"yovo - yovo bon soir ca vas bien - merciiee"

It was pouring all night. The wind was very gusty and it was cold. The next morning the rain had stopped, but the ground had become very soggy. I decided that I had to keep going, headed for the youth hostel in Dole. During the 40 Minutes it took me to pack the bike the rain started again, mixed with sleet. When I took to the road again, a stiff wind was driving the sleet and rain into my face like tiny razor blades. The road was pretty easy, a nice route nationale, with shoulders, following the Doubs river through rolling hills of the northern Jura. But I did not see any of this. I was staring at the ten feet of asphalt in front of me, laboring against the wind. It was so strong that even going downhill I had to push hard in a low gear to keep moving.

After another 4 or 5 hours of this I was nowhere near Dole. I pulled into a small truck stop, called the Panoramic, and leaned the bike against the wall in a sheltered spot. Inside, I asked the woman at the bar for a bowl of hot soup. Noticing that I was completely soaked she also offered me a spot next to an open fire, to dry and warm up. She was the owner of the place and I explained that I was on the way to the youth hostel in Dole. Pointing to the TV in the corner where the weather report was on, she said that a nasty cold front was moving in, with storms and snow expected. She said that she'd offer me one of the rooms, but they were all full, because a lot of truckers were waiting out the weather, too.

After I had dried up a bit, I decided to pitch my tent in the back yard, sheltered from the brunt of the wind. I stayed at the Panoramic for two days, while winter storm Wiebke battered southern Germany and France, killing 15 people and causing more than $2 billion in damages. Two nights were quite restless. The wind was howling and violently battering my tent, hour after hour. From time to time I got out and checked the 18 anchors that help my tent to the ground. The tent held up just fine.

My host were extremely generous. I spent the two days mostly at the bar of the Panoramic. We had lots of wine, they fed me well and they refused to take any money. The owner and her companion, the truckers, and I had a great time chatting about life and discussing politics.
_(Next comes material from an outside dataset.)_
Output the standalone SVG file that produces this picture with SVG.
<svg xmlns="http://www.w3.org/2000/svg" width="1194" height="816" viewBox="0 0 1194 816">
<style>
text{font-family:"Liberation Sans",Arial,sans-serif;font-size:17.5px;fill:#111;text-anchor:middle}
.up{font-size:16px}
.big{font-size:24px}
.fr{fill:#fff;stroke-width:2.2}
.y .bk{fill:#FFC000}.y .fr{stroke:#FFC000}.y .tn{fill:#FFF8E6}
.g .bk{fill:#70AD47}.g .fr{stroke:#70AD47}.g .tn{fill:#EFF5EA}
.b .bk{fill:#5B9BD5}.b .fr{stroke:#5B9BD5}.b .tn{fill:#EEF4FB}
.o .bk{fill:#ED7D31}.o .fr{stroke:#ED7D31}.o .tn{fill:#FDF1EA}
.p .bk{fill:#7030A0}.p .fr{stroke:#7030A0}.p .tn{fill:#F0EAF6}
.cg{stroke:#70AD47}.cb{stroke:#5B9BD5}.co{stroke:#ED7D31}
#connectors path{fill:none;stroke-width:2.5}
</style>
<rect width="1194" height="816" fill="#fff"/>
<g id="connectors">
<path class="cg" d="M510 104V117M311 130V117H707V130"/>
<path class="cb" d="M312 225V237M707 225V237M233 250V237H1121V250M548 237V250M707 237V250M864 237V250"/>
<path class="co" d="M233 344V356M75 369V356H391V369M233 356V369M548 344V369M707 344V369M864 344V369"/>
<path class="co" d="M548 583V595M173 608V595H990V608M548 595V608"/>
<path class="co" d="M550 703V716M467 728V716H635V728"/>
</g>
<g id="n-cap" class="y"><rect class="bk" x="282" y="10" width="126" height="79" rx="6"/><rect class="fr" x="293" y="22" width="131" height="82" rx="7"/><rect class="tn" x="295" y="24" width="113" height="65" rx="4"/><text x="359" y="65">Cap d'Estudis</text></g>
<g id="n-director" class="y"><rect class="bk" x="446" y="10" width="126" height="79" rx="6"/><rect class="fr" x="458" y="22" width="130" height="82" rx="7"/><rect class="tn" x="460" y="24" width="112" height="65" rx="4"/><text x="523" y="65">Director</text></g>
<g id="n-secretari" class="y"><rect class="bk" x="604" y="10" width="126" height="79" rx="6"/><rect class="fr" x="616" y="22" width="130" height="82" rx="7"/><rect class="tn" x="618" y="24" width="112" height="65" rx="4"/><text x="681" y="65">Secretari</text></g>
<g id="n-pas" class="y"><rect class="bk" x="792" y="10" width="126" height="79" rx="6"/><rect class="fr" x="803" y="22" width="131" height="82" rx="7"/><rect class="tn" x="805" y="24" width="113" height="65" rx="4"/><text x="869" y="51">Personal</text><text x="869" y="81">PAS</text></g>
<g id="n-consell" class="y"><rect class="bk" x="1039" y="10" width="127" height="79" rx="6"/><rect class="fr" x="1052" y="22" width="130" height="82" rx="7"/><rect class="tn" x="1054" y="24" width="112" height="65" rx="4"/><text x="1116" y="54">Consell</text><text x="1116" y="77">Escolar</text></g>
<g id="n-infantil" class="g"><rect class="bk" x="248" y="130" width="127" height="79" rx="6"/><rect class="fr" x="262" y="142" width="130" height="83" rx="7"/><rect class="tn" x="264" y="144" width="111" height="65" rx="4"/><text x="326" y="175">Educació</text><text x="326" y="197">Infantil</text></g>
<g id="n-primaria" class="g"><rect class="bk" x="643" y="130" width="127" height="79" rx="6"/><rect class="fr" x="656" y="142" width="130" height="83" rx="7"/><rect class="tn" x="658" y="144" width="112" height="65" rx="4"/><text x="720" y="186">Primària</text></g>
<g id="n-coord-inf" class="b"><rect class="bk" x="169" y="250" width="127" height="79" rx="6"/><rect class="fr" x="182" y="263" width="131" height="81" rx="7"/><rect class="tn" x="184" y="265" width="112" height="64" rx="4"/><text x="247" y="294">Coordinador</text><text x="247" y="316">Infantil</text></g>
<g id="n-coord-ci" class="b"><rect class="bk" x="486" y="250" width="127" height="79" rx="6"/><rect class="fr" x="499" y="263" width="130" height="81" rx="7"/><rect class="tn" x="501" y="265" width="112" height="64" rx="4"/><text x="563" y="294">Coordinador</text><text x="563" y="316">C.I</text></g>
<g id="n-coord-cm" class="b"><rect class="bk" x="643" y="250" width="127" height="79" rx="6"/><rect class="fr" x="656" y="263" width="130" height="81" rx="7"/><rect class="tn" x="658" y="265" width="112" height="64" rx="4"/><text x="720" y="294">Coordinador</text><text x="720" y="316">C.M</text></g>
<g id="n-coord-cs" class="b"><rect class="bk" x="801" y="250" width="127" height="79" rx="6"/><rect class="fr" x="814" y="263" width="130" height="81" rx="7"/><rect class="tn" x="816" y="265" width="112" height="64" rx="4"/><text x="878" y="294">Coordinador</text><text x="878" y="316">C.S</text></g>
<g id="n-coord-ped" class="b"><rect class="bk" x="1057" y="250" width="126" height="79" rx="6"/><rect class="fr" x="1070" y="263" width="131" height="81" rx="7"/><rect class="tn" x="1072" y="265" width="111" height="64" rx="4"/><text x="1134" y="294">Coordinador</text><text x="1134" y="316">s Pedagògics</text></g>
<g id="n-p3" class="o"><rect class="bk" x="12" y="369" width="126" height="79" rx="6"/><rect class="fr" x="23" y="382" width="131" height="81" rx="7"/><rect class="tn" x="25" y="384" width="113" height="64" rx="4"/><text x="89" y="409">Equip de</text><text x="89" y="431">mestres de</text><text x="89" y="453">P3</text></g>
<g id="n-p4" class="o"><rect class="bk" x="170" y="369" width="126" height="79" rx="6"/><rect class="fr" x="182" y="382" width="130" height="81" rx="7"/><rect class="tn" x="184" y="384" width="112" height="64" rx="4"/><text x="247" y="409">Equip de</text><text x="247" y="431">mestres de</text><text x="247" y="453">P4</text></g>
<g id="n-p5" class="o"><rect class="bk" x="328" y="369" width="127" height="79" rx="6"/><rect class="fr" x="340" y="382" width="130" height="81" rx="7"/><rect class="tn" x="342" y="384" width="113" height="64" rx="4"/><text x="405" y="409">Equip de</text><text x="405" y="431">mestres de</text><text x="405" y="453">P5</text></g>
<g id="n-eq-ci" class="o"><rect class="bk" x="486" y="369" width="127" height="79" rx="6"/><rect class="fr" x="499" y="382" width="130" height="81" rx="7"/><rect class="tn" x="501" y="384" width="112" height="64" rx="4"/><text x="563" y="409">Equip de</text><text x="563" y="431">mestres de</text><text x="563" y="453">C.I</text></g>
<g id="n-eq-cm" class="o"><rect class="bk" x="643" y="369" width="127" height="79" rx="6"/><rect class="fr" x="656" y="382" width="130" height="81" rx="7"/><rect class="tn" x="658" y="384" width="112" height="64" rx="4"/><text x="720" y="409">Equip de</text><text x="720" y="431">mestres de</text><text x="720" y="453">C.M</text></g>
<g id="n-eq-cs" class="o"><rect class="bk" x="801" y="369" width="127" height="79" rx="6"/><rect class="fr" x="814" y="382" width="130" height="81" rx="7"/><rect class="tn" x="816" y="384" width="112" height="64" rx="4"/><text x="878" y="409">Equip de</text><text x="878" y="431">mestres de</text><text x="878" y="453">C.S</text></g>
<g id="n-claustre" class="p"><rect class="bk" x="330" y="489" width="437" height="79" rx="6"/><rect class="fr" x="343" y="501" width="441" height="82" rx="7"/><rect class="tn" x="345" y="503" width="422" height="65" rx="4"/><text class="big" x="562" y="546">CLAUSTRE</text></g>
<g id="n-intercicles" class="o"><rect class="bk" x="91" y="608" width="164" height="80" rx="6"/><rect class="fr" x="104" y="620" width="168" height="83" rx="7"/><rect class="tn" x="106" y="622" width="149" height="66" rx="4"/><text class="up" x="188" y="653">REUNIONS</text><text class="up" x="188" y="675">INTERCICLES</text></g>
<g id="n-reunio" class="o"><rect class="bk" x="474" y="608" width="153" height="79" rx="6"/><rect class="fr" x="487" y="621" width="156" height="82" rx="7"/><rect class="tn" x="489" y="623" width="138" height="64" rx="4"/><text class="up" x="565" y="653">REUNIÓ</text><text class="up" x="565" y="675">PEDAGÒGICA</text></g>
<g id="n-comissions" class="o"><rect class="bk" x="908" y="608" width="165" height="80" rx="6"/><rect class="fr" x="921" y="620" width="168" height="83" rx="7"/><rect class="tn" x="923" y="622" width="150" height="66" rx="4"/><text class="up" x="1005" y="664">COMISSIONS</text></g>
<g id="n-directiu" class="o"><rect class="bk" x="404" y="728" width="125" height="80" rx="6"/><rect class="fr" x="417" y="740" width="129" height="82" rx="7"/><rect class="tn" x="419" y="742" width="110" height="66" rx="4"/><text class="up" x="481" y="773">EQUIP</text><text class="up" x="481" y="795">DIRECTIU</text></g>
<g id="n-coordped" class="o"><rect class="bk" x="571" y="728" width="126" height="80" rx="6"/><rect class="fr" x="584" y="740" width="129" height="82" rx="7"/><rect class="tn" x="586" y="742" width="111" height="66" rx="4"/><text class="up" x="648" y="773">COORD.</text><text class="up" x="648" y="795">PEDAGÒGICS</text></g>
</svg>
When the storm was over, I packed my bike, bid farewell to my hosts and continued my journey. In Chalon, I entered the Saone valley, and with a gentle wind from the back, I sailed down the Saone and Rhone valley, past Lyon to Avignion - 550 KM (340 Miles) in 5 days. In Lyon I stayed with friends. In Sete, after about two weeks and 1000 KM on the road, I reached the shore of the Mediterrenean Sea.